One of my biggest challenges over the summer is getting my son to read on a regular basis. Sure, during the school year he reads each night and turns in monthly book logs, but over the summer our schedules change – or got out the window entirely – and getting him to read for 30 minutes or more every day becomes a constant battle.
This year I tried to be prepared by finding new incentives for reading. I came across this Barnes & Noble summer reading program and the idea is simple, kids read and log their books, and when the log is full they can go to Barnes & Noble and pick a free book. The log only requires 8 books and that number was easy to swallow for my son. He loved the idea of getting to choose his own reward (there is a list of books they can choose from). So today he finished his log and off we went to Barnes & Noble to pick up his new book: Ricky Riccota’s Mighty Robot. Participating is simple, just print out the book log, fill in out and let your child use it to keep track of the books they read. Head into a Barnes and Noble store, choose your free book then head over to the checkout with your book and completed log. Of course, if you’re like us this trip will also include dragging your kids away from the new ninja turtle toy display, 30 minutes spent in the children’s section playing with the toy train table (you know, the one that’s identical to the the train table you recently gave away because your kids never, ever played with it) and a half dozen visits to the restroom which you frantically find after your son informs you that he’s had to go for the entire time he’s been playing trains and now can’t hold it another second. But, hey, your kid read 8 books on their own so maybe we can overlook the whole bathroom fiasco.

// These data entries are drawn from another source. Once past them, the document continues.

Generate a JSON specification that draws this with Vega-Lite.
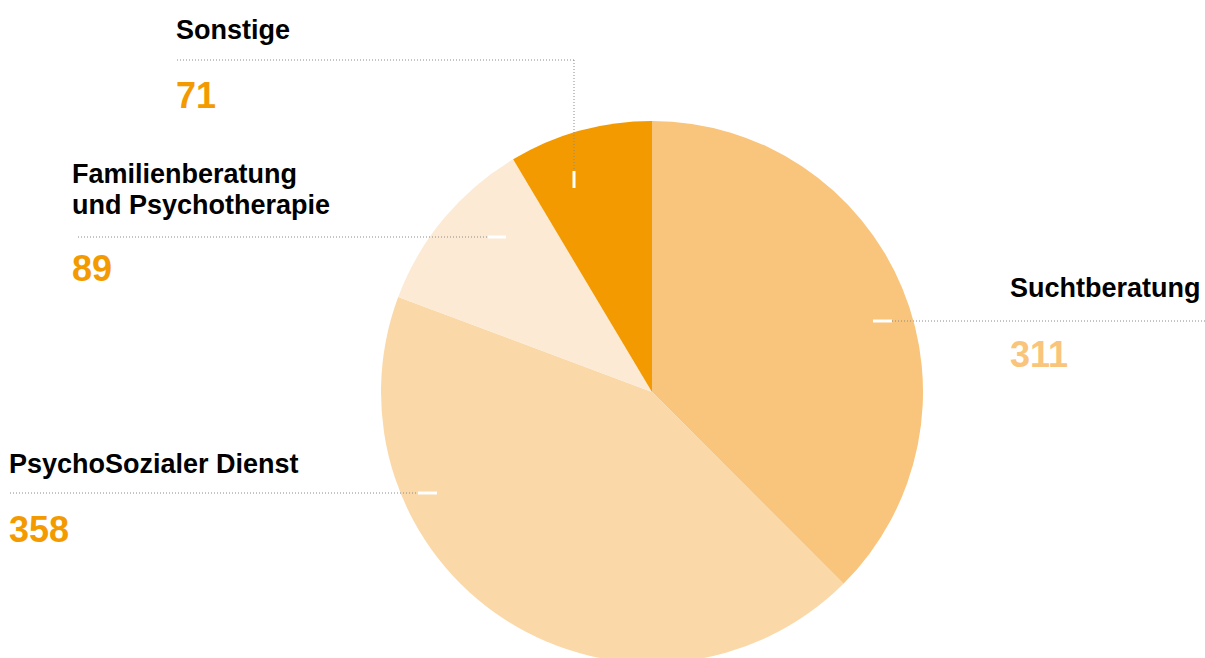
{
  "$schema": "https://vega.github.io/schema/vega-lite/v6.json",
  "width": 1205,
  "height": 658,
  "padding": 0,
  "autosize": {"type": "none"},
  "background": "white",
  "config": {"view": {"stroke": null}, "text": {"font": "Liberation Sans", "fontWeight": "bold"}},
  "datasets": {
    "slices": [
      {"category": "Suchtberatung", "value": 311},
      {"category": "PsychoSozialer Dienst", "value": 358},
      {"category": "Familienberatung und Psychotherapie", "value": 89},
      {"category": "Sonstige", "value": 71}
    ],
    "labels": [
      {"category": "Sonstige", "value": 71, "label": "Sonstige", "lx": 176, "ly": 39, "vy": 108},
      {"category": "Familienberatung und Psychotherapie", "value": 89, "label": "Familienberatung\nund Psychotherapie", "lx": 72, "ly": 183, "vy": 281},
      {"category": "Suchtberatung", "value": 311, "label": "Suchtberatung", "lx": 1010, "ly": 297, "vy": 367},
      {"category": "PsychoSozialer Dienst", "value": 358, "label": "PsychoSozialer Dienst", "lx": 9, "ly": 473, "vy": 542}
    ],
    "leaders": [
      {"category": "Sonstige", "x": 177, "y": 60, "x2": 574, "y2": 60},
      {"category": "Sonstige", "x": 574, "y": 60, "x2": 574, "y2": 171},
      {"category": "Familienberatung und Psychotherapie", "x": 78, "y": 237, "x2": 488, "y2": 237},
      {"category": "Suchtberatung", "x": 892, "y": 321, "x2": 1205, "y2": 321},
      {"category": "PsychoSozialer Dienst", "x": 10, "y": 493, "x2": 418, "y2": 493}
    ],
    "ticks": [
      {"category": "Sonstige", "x": 574, "y": 171, "x2": 574, "y2": 188},
      {"category": "Familienberatung und Psychotherapie", "x": 488, "y": 237, "x2": 506, "y2": 237},
      {"category": "Suchtberatung", "x": 873, "y": 321, "x2": 892, "y2": 321},
      {"category": "PsychoSozialer Dienst", "x": 418, "y": 493, "x2": 437, "y2": 493}
    ]
  },
  "layer": [
    {
      "data": {"name": "slices"},
      "transform": [{"window": [{"op": "row_number", "as": "rank"}]}],
      "mark": {"type": "arc", "outerRadius": 271, "stroke": null},
      "encoding": {
        "x": {"datum": 652, "type": "quantitative", "scale": {"domain": [0, 1205], "nice": false, "zero": false}, "axis": null},
        "y": {"datum": 392, "type": "quantitative", "scale": {"domain": [0, 658], "nice": false, "zero": false, "reverse": true}, "axis": null},
        "theta": {"field": "value", "type": "quantitative", "stack": true},
        "order": {"field": "rank", "type": "quantitative", "sort": "ascending"},
        "color": {
          "field": "category",
          "type": "nominal",
          "scale": {
            "domain": ["Suchtberatung", "PsychoSozialer Dienst", "Familienberatung und Psychotherapie", "Sonstige"],
            "range": ["#F9C47B", "#FAD8A8", "#FCEAD5", "#F39A00"]
          },
          "legend": null
        }
      }
    },
    {
      "data": {"name": "leaders"},
      "mark": {"type": "rule", "color": "#8a8a8a", "strokeWidth": 1, "strokeDash": [1, 2]},
      "encoding": {
        "x": {"field": "x", "type": "quantitative"},
        "y": {"field": "y", "type": "quantitative"},
        "x2": {"field": "x2"},
        "y2": {"field": "y2"}
      }
    },
    {
      "data": {"name": "ticks"},
      "mark": {"type": "rule", "color": "white", "strokeWidth": 3},
      "encoding": {
        "x": {"field": "x", "type": "quantitative"},
        "y": {"field": "y", "type": "quantitative"},
        "x2": {"field": "x2"},
        "y2": {"field": "y2"}
      }
    },
    {
      "data": {"name": "labels"},
      "mark": {"type": "text", "align": "left", "baseline": "alphabetic", "fontSize": 27, "lineHeight": 31, "lineBreak": "\n", "color": "#000000"},
      "encoding": {
        "x": {"field": "lx", "type": "quantitative"},
        "y": {"field": "ly", "type": "quantitative"},
        "text": {"field": "label"}
      }
    },
    {
      "data": {"name": "labels"},
      "mark": {"type": "text", "align": "left", "baseline": "alphabetic", "fontSize": 36},
      "encoding": {
        "x": {"field": "lx", "type": "quantitative"},
        "y": {"field": "vy", "type": "quantitative"},
        "text": {"field": "value", "type": "quantitative"},
        "color": {"condition": {"test": "datum.category === 'Suchtberatung'", "value": "#F9C47B"}, "value": "#F39A00"}
      }
    }
  ]
}
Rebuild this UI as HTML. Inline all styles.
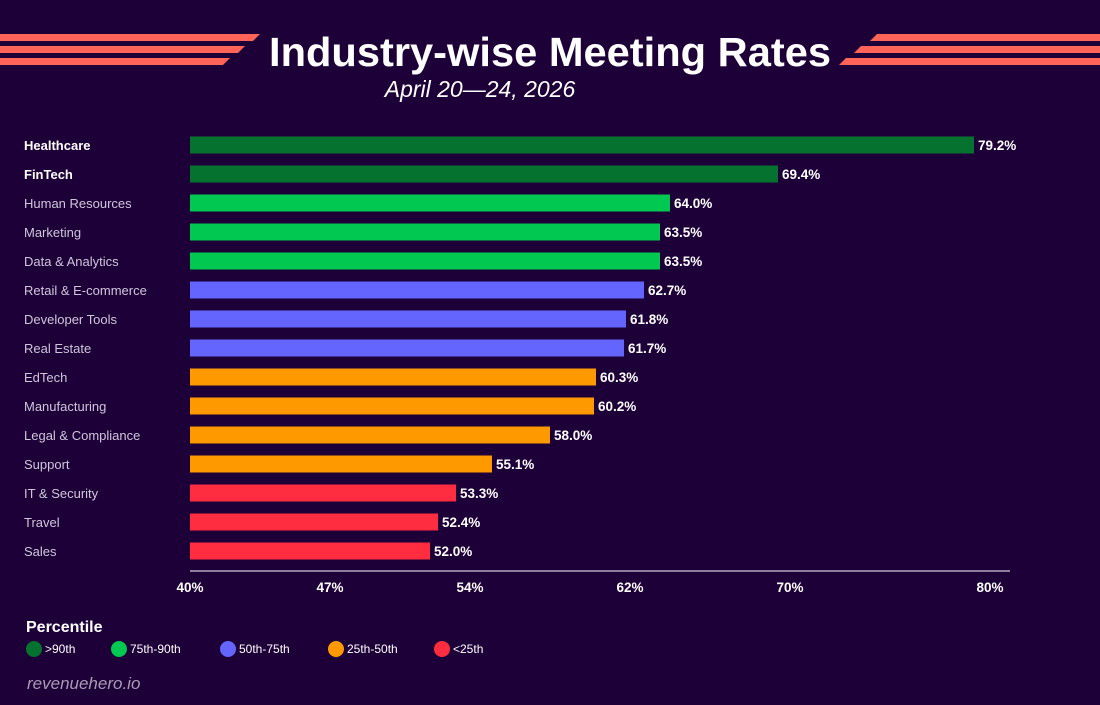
<!DOCTYPE html>
<html><head><meta charset="utf-8"><style>
body{margin:0;width:1100px;height:700px;background:#1e0038;font-family:"Liberation Sans",sans-serif;overflow:hidden}
svg text{font-family:"Liberation Sans",sans-serif}
</style></head><body>
<svg id="chart" width="1100" height="700" xmlns="http://www.w3.org/2000/svg">
<rect width="1100" height="700" fill="#1e0038"/>
<g fill="#ff6459">
<polygon points="0,34 260,34 253,41 0,41"/>
<polygon points="0,46 245,46 238,53 0,53"/>
<polygon points="0,58 230,58 223,65 0,65"/>
</g>
<g fill="#ff6459">
<polygon points="877,34 1100,34 1100,41 870,41"/>
<polygon points="861,46 1100,46 1100,53 854,53"/>
<polygon points="846,58 1100,58 1100,65 839,65"/>
</g>
<text x="550" y="66" text-anchor="middle" fill="#fff" font-size="41" font-weight="bold" textLength="562" lengthAdjust="spacingAndGlyphs">Industry-wise Meeting Rates</text>
<text x="480" y="97" text-anchor="middle" fill="#fff" font-size="23" font-style="italic">April 20—24, 2026</text>
<g id="bars"></g>
<line x1="190" y1="571" x2="1010" y2="571" stroke="#fff" stroke-width="1"/>
<g id="ticks"></g>
<text x="26" y="632" fill="#fff" font-size="16" font-weight="bold">Percentile</text>
<g id="legend"></g>
<text x="27" y="689" fill="#a89cb5" font-size="17" font-style="italic">revenuehero.io</text>
</svg>
<script>
const categories=["Healthcare","FinTech","Human Resources","Marketing","Data & Analytics","Retail & E-commerce","Developer Tools","Real Estate","EdTech","Manufacturing","Legal & Compliance","Support","IT & Security","Travel","Sales"];
const values=[79.2,69.4,64.0,63.5,63.5,62.7,61.8,61.7,60.3,60.2,58.0,55.1,53.3,52.4,52.0];
const tiers=[0,0,1,1,1,2,2,2,3,3,3,3,4,4,4];
const tickValues=[40,47,54,62,70,80];
const tierLabels=[">90th","75th-90th","50th-75th","25th-50th","<25th"];
const colors=["#06722f","#00c851","#6464ff","#ff9900","#ff2d3f"];
const NS="http://www.w3.org/2000/svg";
const x=v=>190+(v-40)*20;
const y=i=>145+i*29;
function mk(t,a,p){const e=document.createElementNS(NS,t);for(const k in a)e.setAttribute(k,a[k]);p.appendChild(e);return e;}
const bars=document.getElementById('bars');
categories.forEach((c,i)=>{
 const lab=mk('text',{x:24,y:y(i)+5,fill:i<2?'#fff':'#cfc6dc','font-size':13,'font-weight':i<2?'bold':'normal'},bars);
 lab.textContent=c;
 
 
 const r=mk('rect',{x:x(40),y:y(i)-8.5,width:x(values[i])-x(40),height:17,fill:colors[tiers[i]]},bars);
 
 
 const v=mk('text',{x:x(values[i])+4,y:y(i)+5,fill:'#fff','font-size':13.5,'font-weight':'bold'},bars);
 v.textContent=values[i].toFixed(1)+'%';
 
 
});
const ticks=document.getElementById('ticks');
tickValues.forEach(t=>{
 const e=mk('text',{x:x(t),y:592,fill:'#fff','font-size':13.5,'font-weight':'bold','text-anchor':'middle'},ticks);
 e.textContent=t+'%';
 
 
});
const legend=document.getElementById('legend');
const lx=[34,119,228,336,442];
tierLabels.forEach((l,i)=>{
 const c=mk('circle',{cx:lx[i],cy:649,r:8,fill:colors[i]},legend);
 
 
 const t=mk('text',{x:lx[i]+11,y:653,fill:'#fff','font-size':12},legend);
 t.textContent=l;
 
 
});
</script>
</body></html>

Barnes and Noble aren’t the only ones encouraging children to read this summer. TD Bank is offering $10 into a Young Savers account for reading and logging 10 books and Scholastic has a Summer Reading Challenge that allows children to unlock games and activities online when they reach weekly reading goals. I decided to use the programs separately, so J couldn’t log the same books for each one. Now that he’s finished Barnes and Noble we’ll start reading books for the TD bank program. And while you’re there take a look at the Savings Chart Printable. Maybe you can even convince your kids to use that saved money towards some new books! A girl can dream, right?